Could the Giro be Cancelled?

Could the Giro be Cancelled?

If you’ve been following along, the Giro d’Italia, like most other events this year, has been rocked with uncertainty. What racing has been done has been thrilling and beautiful, as we have come to expect from what is the favourite Grand Tour of the hardcore cycling community at large, but, as coronavirus cases rise and teams start dropping like flies, pressure on the race organiser (RCS Sport) and, more broadly, on the world governing body of cycling (UCI) is rising to cancel the event, along with subsequent events scheduled for the near future.

An official letter was sent by the EF Pro Cycling team to the UCI, requesting a cancellation of the event and stating “it must be expected that further illness will result,” referring to the spate of positive tests that have already come to light after the first rest day on Monday. The letter continues; “it would be better for the Giro and the UCI World Tour… [if] this be done in a systematic, holistic way versus a chaotic withdrawal on a team by team basis.” The request was rejected by the UCI, who reportedly stated that “we now face a challenge to finish the season and this can be achieved by continuing this spirit of collaboration and unity in professional cycling. With these measures, we trust in everyone’s cooperation in the common goal of continuing our sport in the safest possible conditions.”

It appears that the UCI is dead set on its continuation, no doubt due to the significant loss in revenue that has befallen the sport due to the rampant virus, but Johnathan Vaughters, boss of EF Pro Cycling, is left monumentally frustrated by the rejection of EF’s request and announcement of plans to continue as normal. The official request from Vaughters’ team made reference to a “clearly compromised bubble,” something undeniable at this point with the loss of two major teams already, and more surely to come. Vaughters, in his response to the UCI’s rejection, said that “the response doesn’t really address our suggestion. It doesn’t actually even take note of the suggestion to end the race early… The UCI response doesn’t read as if they took our concerns very seriously.”

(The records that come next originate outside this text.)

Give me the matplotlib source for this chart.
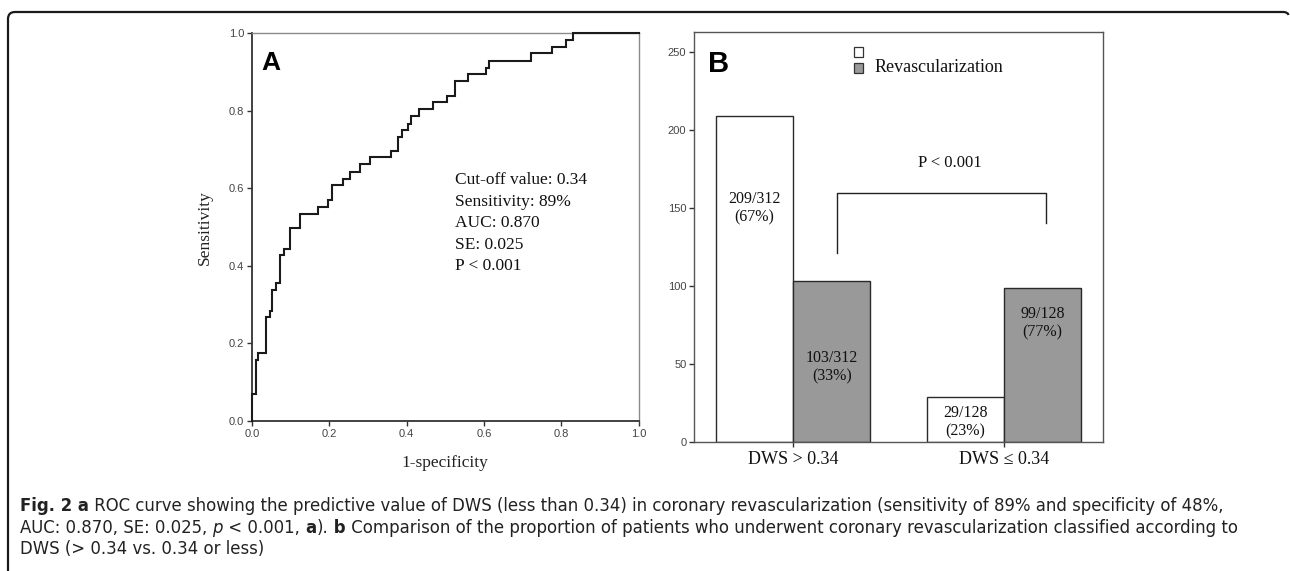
import matplotlib
matplotlib.use("Agg")
import matplotlib.pyplot as plt
from matplotlib import font_manager
from matplotlib.patches import Rectangle, PathPatch
from matplotlib.path import Path
import numpy as np

# ---------------- data ----------------
roc_fpr = [0.000, 0.000, 0.010, 0.016, 0.037, 0.047, 0.053, 0.062, 0.072, 0.083,
           0.098, 0.125, 0.171, 0.197, 0.208, 0.235, 0.253, 0.280, 0.306, 0.360,
           0.379, 0.387, 0.404, 0.412, 0.432, 0.469, 0.505, 0.525, 0.560, 0.605,
           0.614, 0.721, 0.775, 0.812, 0.830, 1.000]
roc_tpr = [0.000, 0.069, 0.157, 0.176, 0.267, 0.284, 0.338, 0.356, 0.427, 0.444,
           0.497, 0.534, 0.553, 0.571, 0.608, 0.625, 0.642, 0.662, 0.681, 0.696,
           0.733, 0.750, 0.767, 0.786, 0.804, 0.822, 0.839, 0.877, 0.894, 0.911,
           0.928, 0.948, 0.965, 0.983, 1.000, 1.000]
roc_stats = ["Cut-off value: 0.34", "Sensitivity: 89%", "AUC: 0.870", "SE: 0.025", "P < 0.001"]
roc_ticks = [0.0, 0.2, 0.4, 0.6, 0.8, 1.0]

groups = ["DWS > 0.34", "DWS \u2264 0.34"]
no_revasc = [209, 29]
revasc = [103, 99]
no_revasc_labels = ["209/312\n(67%)", "29/128\n(23%)"]
revasc_labels = ["103/312\n(33%)", "99/128\n(77%)"]
bar_label_y_no = [150, 13]
bar_label_y_re = [48, 76]
bar_ticks = [0, 50, 100, 150, 200, 250]
p_text = "P < 0.001"
legend_label = "Revascularization"

# ---------------- fonts ----------------
names = {f.name for f in font_manager.fontManager.ttflist}
SERIF = ["Liberation Serif", "DejaVu Serif"]
SANS = ["Liberation Sans", "DejaVu Sans"]
if "Liberation Sans Narrow" in names:
    CAP_FAMILY = ["Liberation Sans Narrow", "DejaVu Sans"]
    CAP_STRETCH = "normal"
else:
    CAP_FAMILY = ["DejaVu Sans"]
    CAP_STRETCH = "condensed"

W, H = 1290, 571
fig = plt.figure(figsize=(W / 100, H / 100), dpi=100)
fig.patch.set_facecolor("white")


def fx(px):
    return px / W


def fy(py):
    return 1 - py / H


# ---------------- Panel A: ROC ----------------
axA = fig.add_axes([fx(252), fy(421), (638.5 - 252) / W, (421 - 33.3) / H])
axA.plot(roc_fpr, roc_tpr, drawstyle="steps-post", color="#1a1a1a", lw=1.5,
         solid_joinstyle="miter", clip_on=False, zorder=3)
axA.set_xlim(0, 1)
axA.set_ylim(0, 1)
axA.set_xticks(roc_ticks)
axA.set_yticks(roc_ticks)
axA.set_xticklabels([f"{t:.1f}" for t in roc_ticks], fontfamily=SANS, fontsize=8, color="#444444")
axA.set_yticklabels([f"{t:.1f}" for t in roc_ticks], fontfamily=SANS, fontsize=8, color="#444444")
axA.tick_params(direction="out", length=3.5, width=1, color="#333333", pad=2)
for s in ["left", "bottom"]:
    axA.spines[s].set_color("#333333")
    axA.spines[s].set_linewidth(1.3)
for s in ["top", "right"]:
    axA.spines[s].set_color("#8a8a8a")
    axA.spines[s].set_linewidth(1.0)
axA.text(0.025, 0.955, "A", transform=axA.transAxes, fontfamily=SANS, fontweight="bold",
         fontsize=19, va="top", ha="left")
ys = [180, 202, 223, 245, 266]
for s, yp in zip(roc_stats, ys):
    axA.text((455 - 252) / 386.5, (421 - yp) / 387.7, s, transform=axA.transAxes,
             fontfamily=SERIF, fontsize=12.5, va="center", ha="left", color="#111111")
axA.text(-0.122, 0.5, "Sensitivity", transform=axA.transAxes, rotation=90,
         fontfamily=SERIF, fontsize=12.5, va="center", ha="center", color="#222222")
axA.text(0.5, (421 - 463) / 387.7, "1-specificity", transform=axA.transAxes,
         fontfamily=SERIF, fontsize=12.5, va="center", ha="center", color="#222222")

# ---------------- Panel B: bars ----------------
axB = fig.add_axes([fx(694), fy(442), (1103 - 694) / W, (442 - 32) / H])
x = np.arange(len(groups))
w = 0.366
axB.bar(x - w / 2, no_revasc, width=w, color="white", edgecolor="#2a2a2a", linewidth=1.0, zorder=2)
axB.bar(x + w / 2, revasc, width=w, color="#999999", edgecolor="#2a2a2a", linewidth=1.0, zorder=2)
for i in range(len(groups)):
    axB.text(x[i] - w / 2, bar_label_y_no[i], no_revasc_labels[i], ha="center", va="center",
             fontfamily=SERIF, fontsize=11.5, linespacing=1.2, color="#111111")
    axB.text(x[i] + w / 2, bar_label_y_re[i], revasc_labels[i], ha="center", va="center",
             fontfamily=SERIF, fontsize=11.5, linespacing=1.2, color="#111111")
axB.set_xlim(-0.47, 1.47)
axB.set_ylim(0, 262.8)
axB.set_yticks(bar_ticks)
axB.set_yticklabels([str(t) for t in bar_ticks], fontfamily=SANS, fontsize=8, color="#444444")
axB.set_xticks(x)
axB.set_xticklabels(groups, fontfamily=SERIF, fontsize=13, color="#111111")
axB.tick_params(axis="y", direction="out", length=3.5, width=1, color="#333333", pad=2)
axB.tick_params(axis="x", direction="out", length=3.5, width=1, color="#333333", pad=3)
for s in axB.spines.values():
    s.set_color("#555555")
    s.set_linewidth(1.0)
# significance bracket
axB.plot([0.21, 0.21, 1.20, 1.20], [121, 159.6, 159.6, 140.4], color="#222222", lw=1.0)
axB.text(0.745, 178.8, p_text, ha="center", va="center", fontfamily=SERIF, fontsize=12,
         color="#111111")
axB.text(0.035, 0.955, "B", transform=axB.transAxes, fontfamily=SANS, fontweight="bold",
         fontsize=21, va="top", ha="left")
# legend
sq_w = 9 / 409
sq_h = 9 / 410
for yc, col in [((442 - 52) / 410, "white"), ((442 - 68) / 410, "#999999")]:
    axB.add_patch(Rectangle((0.401 - sq_w / 2, yc - sq_h / 2), sq_w, sq_h, transform=axB.transAxes,
                            facecolor=col, edgecolor="#333333", lw=0.9, clip_on=False))
axB.text((875 - 694) / 409, (442 - 68) / 410, legend_label, transform=axB.transAxes,
         fontfamily=SERIF, fontsize=13, va="center", ha="left", color="#111111")

# ---------------- frame ----------------
r = 7
verts = [(8, H), (8, 12 + r), (8, 12), (8 + r, 12), (1284, 12), (1288, 12.5), (1288.5, 15)]
codes = [Path.MOVETO, Path.LINETO, Path.CURVE3, Path.CURVE3, Path.LINETO, Path.CURVE3, Path.CURVE3]
verts_f = [(fx(a), fy(b)) for a, b in verts]
fig.add_artist(PathPatch(Path(verts_f, codes), transform=fig.transFigure, fill=False,
                         edgecolor="#1a1a1a", lw=1.6))

# ---------------- caption ----------------
renderer = fig.canvas.get_renderer()
CAP_SIZE = 13.2
base = dict(fontfamily=CAP_FAMILY, fontstretch=CAP_STRETCH, fontsize=CAP_SIZE, color="#222222")


def rich_line(segments, x_px, y_px):
    xp = x_px
    for txt, extra in segments:
        props = dict(base)
        props.update(extra)
        t = fig.text(fx(xp), fy(y_px), txt, ha="left", va="baseline", **props)
        bb = t.get_window_extent(renderer)
        xp += bb.width


B = {"fontweight": "bold"}
N = {}
I = {"fontstyle": "italic"}
rich_line([("Fig. 2", B), (" a", B),
           (" ROC curve showing the predictive value of DWS (less than 0.34) in coronary "
            "revascularization (sensitivity of 89% and specificity of 48%,", N)], 20, 511)
rich_line([("AUC: 0.870, SE: 0.025, ", N), ("p", I), (" < 0.001, ", N), ("a", B), (").", N),
           (" b", B),
           (" Comparison of the proportion of patients who underwent coronary revascularization "
            "classified according to", N)], 20, 533)
rich_line([("DWS (> 0.34 vs. 0.34 or less)", N)], 20, 554)

fig.savefig("out.png", dpi=100, facecolor="white")
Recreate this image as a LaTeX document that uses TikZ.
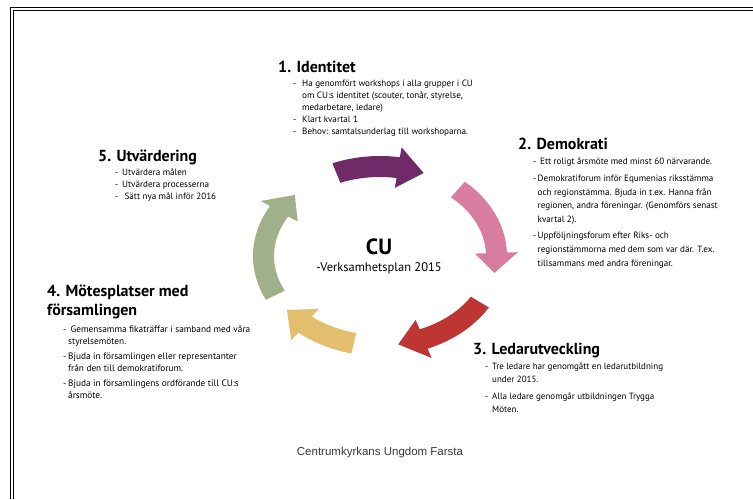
\documentclass[tikz,border=0pt]{standalone}
\usepackage{fontspec}
\setmainfont{PT Sans}
\newfontfamily\footfont{Liberation Sans}
\usetikzlibrary{positioning}

\definecolor{cupurple}{RGB}{112,42,104}
\definecolor{cupink}{RGB}{216,124,160}
\definecolor{cured}{RGB}{190,54,52}
\definecolor{cusand}{RGB}{226,190,110}
\definecolor{cusage}{RGB}{160,176,136}

% dash in front of a list item, and the indent of its next lines
\newcommand{\dl}[1][8pt]{\makebox[#1][l]{-}}
\newcommand{\hi}[1][8pt]{\hspace*{#1}}

\begin{document}
\begin{tikzpicture}[x=1pt, y=-1pt,
    head/.style = {font=\bfseries\fontsize{16}{19}\selectfont, inner sep=0, align=left},
    items/.style = {font=\fontsize{9.1}{12}\selectfont, inner sep=0, align=left},
    foot/.style = {font=\footfont\fontsize{11.5}{13}\selectfont, text=black!78, inner sep=0}]
    \useasboundingbox (0,0) rectangle (753,499);
    % page frame
    \draw[line width=0.9pt] (10,499) -- (10,7) -- (753,7);
    \draw[line width=0.9pt] (13.5,499) -- (13.5,10.5) -- (753,10.5);

    % cycle of arrows: tail angle / tip angle / colour
    \begin{scope}[shift={(380,256)}, yscale=-1]
        \foreach \s/\e/\c in {112/68/cupurple, 48/-11/cupink, -31/-81/cured, -103/-143/cusand, 206/137/cusage}{
            \fill[\c] (\s:127 and 100) arc[start angle=\s, end angle=\e+13, x radius=127, y radius=100]
                -- (\e+13:138 and 110) -- (\e:116.5 and 89.5) -- (\e+13:95 and 69) -- (\e+13:106 and 79)
                arc[start angle=\e+13, end angle=\s, x radius=106, y radius=79] -- cycle;
        }
    \end{scope}

    \node[inner sep=0, font=\bfseries\fontsize{22}{24}\selectfont] (cu) at (379,247) {CU};
    \node[inner sep=0, font=\fontsize{12.5}{14}\selectfont] (plan) [below=7pt of cu] {-Verksamhetsplan 2015};

    \node[head, anchor=base west] (id) at (278,72) {1. Identitet};
    \node[items, anchor=north west] (idtxt) [below right=7.5pt and 15pt of id.base west] {\dl[9pt]Ha genomfört workshops i alla grupper i CU\\
        \hi[9pt]om CU:s identitet (scouter, tonår, styrelse,\\
        \hi[9pt]medarbetare, ledare)\\
        \dl[9pt]Klart kvartal 1\\
        \dl[9pt]Behov: samtalsunderlag till workshoparna.};

    \node[head, anchor=base west] (demo) at (518,149) {2. Demokrati};
    \node[items, font=\fontsize{9.1}{13.7}\selectfont] (demotxt) [below right=8.5pt and 15pt of demo.base west] {\dl[4.5pt] Ett roligt årsmöte med minst 60 närvarande.\\[3.5pt]
        \dl[4.5pt]Demokratiforum inför Equmenias riksstämma\\
        \hi[4.5pt]och regionstämma. Bjuda in t.ex. Hanna från\\
        \hi[4.5pt]regionen, andra föreningar. (Genomförs senast\\
        \hi[4.5pt]kvartal 2).\\[2.5pt]
        \dl[4.5pt]Uppföljningsforum efter Riks- och\\
        \hi[4.5pt]regionstämmorna med dem som var där. T.ex.\\
        \hi[4.5pt]tillsammans med andra föreningar.};

    \node[head, anchor=base west] (led) at (473,354) {3. Ledarutveckling};
    \node[items, font=\fontsize{9}{13}\selectfont] (ledtxt) [below right=8.5pt and 12pt of led.base west] {\dl[7pt]Tre ledare har genomgått en ledarutbildning\\
        \hi[7pt]under 2015.\\[4pt]
        \dl[7pt]Alla ledare genomgår utbildningen Trygga\\
        \hi[7pt]Möten.};

    \node[head, anchor=base west] (mote) at (47,315) {4. Mötesplatser med\\församlingen};
    \node[items, font=\fontsize{9.3}{12.5}\selectfont] (motetxt) [below right=6.5pt and 16pt of mote.south west] {\dl[5pt] Gemensamma fikaträffar i samband med våra\\
        \hi[5pt]styrelsemöten.\\[2pt]
        \dl[5pt]Bjuda in församlingen eller representanter\\
        \hi[5pt]från den till demokratiforum.\\[2pt]
        \dl[5pt]Bjuda in församlingens ordförande till CU:s\\
        \hi[5pt]årsmöte.};

    \node[head, anchor=base west] (utv) at (98,161) {5. Utvärdering};
    \node[items] (utvtxt) [below right=7.5pt and 17pt of utv.base west] {\dl[7pt]Utvärdera målen\\
        \dl[7pt]Utvärdera processerna\\
        \dl[7pt]\ Sätt nya mål inför 2016};

    \node[foot] (foot) at (380,453) {Centrumkyrkans Ungdom Farsta};
\end{tikzpicture}
\end{document}
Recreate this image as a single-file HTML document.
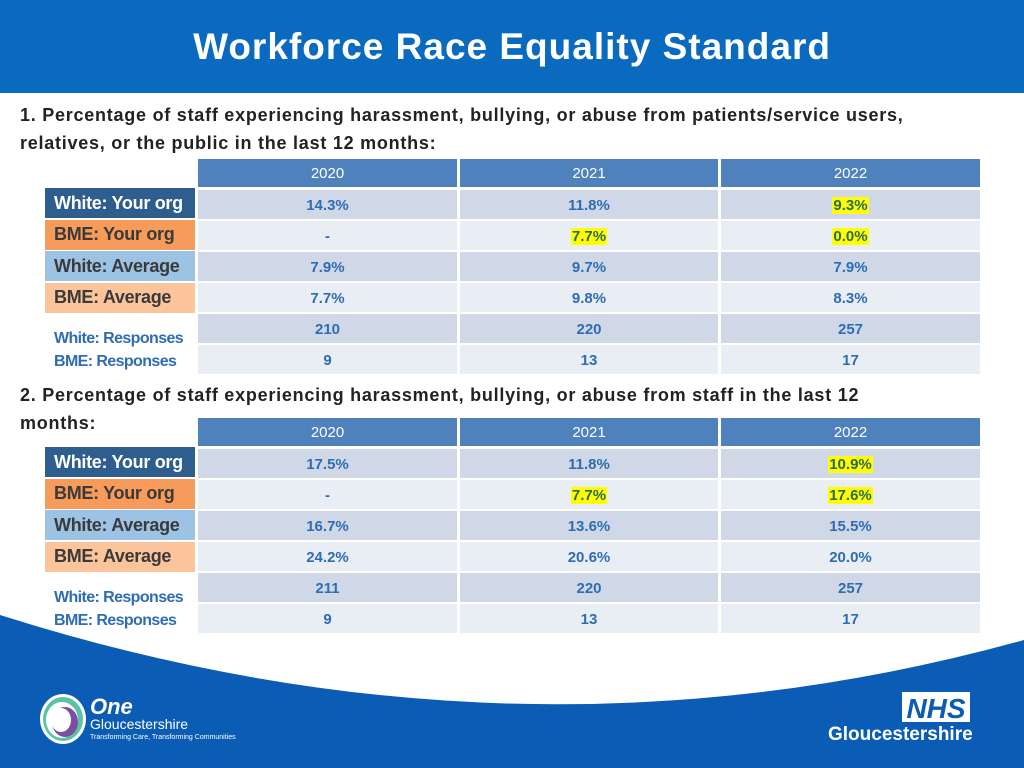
<!DOCTYPE html>
<html><head><meta charset="utf-8">
<style>
body{margin:0;width:1024px;height:768px;position:relative;overflow:hidden;background:#fff;font-family:"Liberation Sans",sans-serif}
.a{position:absolute}
.hdr{background:#4F81BD;color:#fff;font-size:15px;text-align:center;line-height:30px}
.c{font-size:15px;color:#2E6DB4;text-align:center;font-weight:bold;display:flex;align-items:center;justify-content:center;padding-top:2px;box-sizing:border-box}
.c1{background:#D0D8E8}.c2{background:#E9EDF4}
.hl{background:#FFFF00;color:#2A6A55;padding:0 1px}
.lab{font-weight:bold;font-size:18px;padding-left:9px;box-sizing:border-box;display:flex;align-items:center;letter-spacing:-0.3px}
.resp{font-weight:bold;font-size:16px;color:#2E6DB4;letter-spacing:-0.6px}
.q{font-weight:bold;font-size:18px;color:#222;letter-spacing:0.75px;white-space:nowrap}
</style></head><body>
<div class="a" style="left:0;top:0;width:1024px;height:93px;background:#0A6ABF"></div>
<div class="a" style="left:0;top:26px;width:1024px;text-align:center;color:#fff;font-weight:bold;font-size:37px;letter-spacing:1px">Workforce Race Equality Standard</div>
<div class="a q" style="left:20px;top:101px;line-height:28px">1. Percentage of staff experiencing harassment, bullying, or abuse from patients/service users,<br>relatives, or the public in the last 12 months:</div>
<div class="a q" style="left:20px;top:381px;line-height:28px">2. Percentage of staff experiencing harassment, bullying, or abuse from staff in the last 12<br>months:</div>
<svg class="a" style="left:0;top:600px" width="1024" height="168"><path d="M0,15 Q520,180 1024,40 L1024,168 L0,168Z" fill="#0A5CB5"/></svg>
<svg class="a" style="left:38px;top:692px" width="50" height="54"><ellipse cx="25" cy="27" rx="23" ry="25" fill="#fff"/><ellipse cx="25" cy="27" rx="20" ry="22" fill="#5BC2A8"/><ellipse cx="24" cy="28" rx="16" ry="18" fill="#fff"/><ellipse cx="27" cy="30" rx="13" ry="15" fill="#7B4FA0"/><ellipse cx="23" cy="28" rx="10" ry="12" fill="#fff"/></svg>
<div class="a" style="left:90px;top:694px;color:#fff;font-style:italic;font-weight:bold;font-size:22px">One</div>
<div class="a" style="left:90px;top:716px;color:#fff;font-size:14px">Gloucestershire</div>
<div class="a" style="left:90px;top:734px;color:#fff;font-size:7px">Transforming Care, Transforming Communities</div>
<div class="a" style="left:902px;top:692px;width:68px;height:30px;border:2px solid #fff;color:#0A5CB5;background:#fff;font-weight:bold;font-style:italic;font-size:28px;text-align:center;line-height:30px;box-sizing:border-box">NHS</div>
<div class="a" style="left:828px;top:724px;color:#fff;font-weight:bold;font-size:19px">Gloucestershire</div>
<script>
const years=["2020","2021","2022"];
const t1=[["14.3%","11.8%","9.3%"],["-","7.7%","0.0%"],["7.9%","9.7%","7.9%"],["7.7%","9.8%","8.3%"],["210","220","257"],["9","13","17"]];
const t2=[["17.5%","11.8%","10.9%"],["-","7.7%","17.6%"],["16.7%","13.6%","15.5%"],["24.2%","20.6%","20.0%"],["211","220","257"],["9","13","17"]];
const hl1=[[0,2],[1,1],[1,2]];
const hl2=[[0,2],[1,1],[1,2]];
const labels=["White: Your org","BME: Your org","White: Average","BME: Average"];
const labBg=["#2D5E8E","#F79B5A","#9CC2E4","#FBC49A"];
const labFg=["#fff","#3a3a3a","#3a3a3a","#3a3a3a"];
const colX=[198,460,721],colW=[259,258,259];
function mk(cls,css,txt){const d=document.createElement('div');d.className='a '+cls;d.style.cssText=css;if(txt!==undefined)d.textContent=txt;document.body.appendChild(d);return d;}
function table(top,data,hl,n){
  for(let j=0;j<3;j++){
    const h=mk('hdr',`left:${colX[j]}px;top:${top}px;width:${colW[j]}px;height:28px`,years[j]);
    
    
  }
  for(let i=0;i<6;i++){
    const y=top+31+i*31;
    for(let j=0;j<3;j++){
      const c=mk('c '+(i%2?'c2':'c1'),`left:${colX[j]}px;top:${y}px;width:${colW[j]}px;height:29px`);
      
      
      const s=document.createElement('span');s.textContent=data[i][j];
      if(hl.some(p=>p[0]==i&&p[1]==j))s.className='hl';
      c.appendChild(s);
    }
  }
  for(let i=0;i<4;i++){
    const l=mk('lab',`left:45px;top:${top+29+i*31.5}px;width:150px;height:30px;background:${labBg[i]};color:${labFg[i]}`,labels[i]);
    
    
  }
  const r1=mk('resp',`left:54px;top:${top+171}px`,'White: Responses');
  
  
  const r2=mk('resp',`left:54px;top:${top+194}px`,'BME: Responses');
  
  
}
table(159,t1,hl1,1);
table(418,t2,hl2,2);
</script>
</body></html>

The frustration is understandable but, of course, the situation is complex. The risk versus reward factor is hard to estimate, but what is certain is that there is a growing sense of unease among the riders of the peloton. Belgian rider Thomas De Gendt, of team Lotto Soudal, expressed that he and his team-mates are “starting to feel unsafe” at the Giro. A team meeting was held with his six other teammates about whether to continue or the exit the race before things get any worse. For the time-being, they have elected to continue, as have the UCI. For the time being, the race will do the same. As a Brit, I naturally favour the “keep calm and carry on” approach, but the more questions arise surrounding the safety of the event, the harder it will be to do so. For now, it would be best to appreciate the beauty of the country of Italy and the fantastic racing we’ve seen from the likes of Joao Almeida and Peter Sagan. If it ends early, it ends early. Let’s hope the UCI do what is in the best interests of their staff and riders, whatever that may be.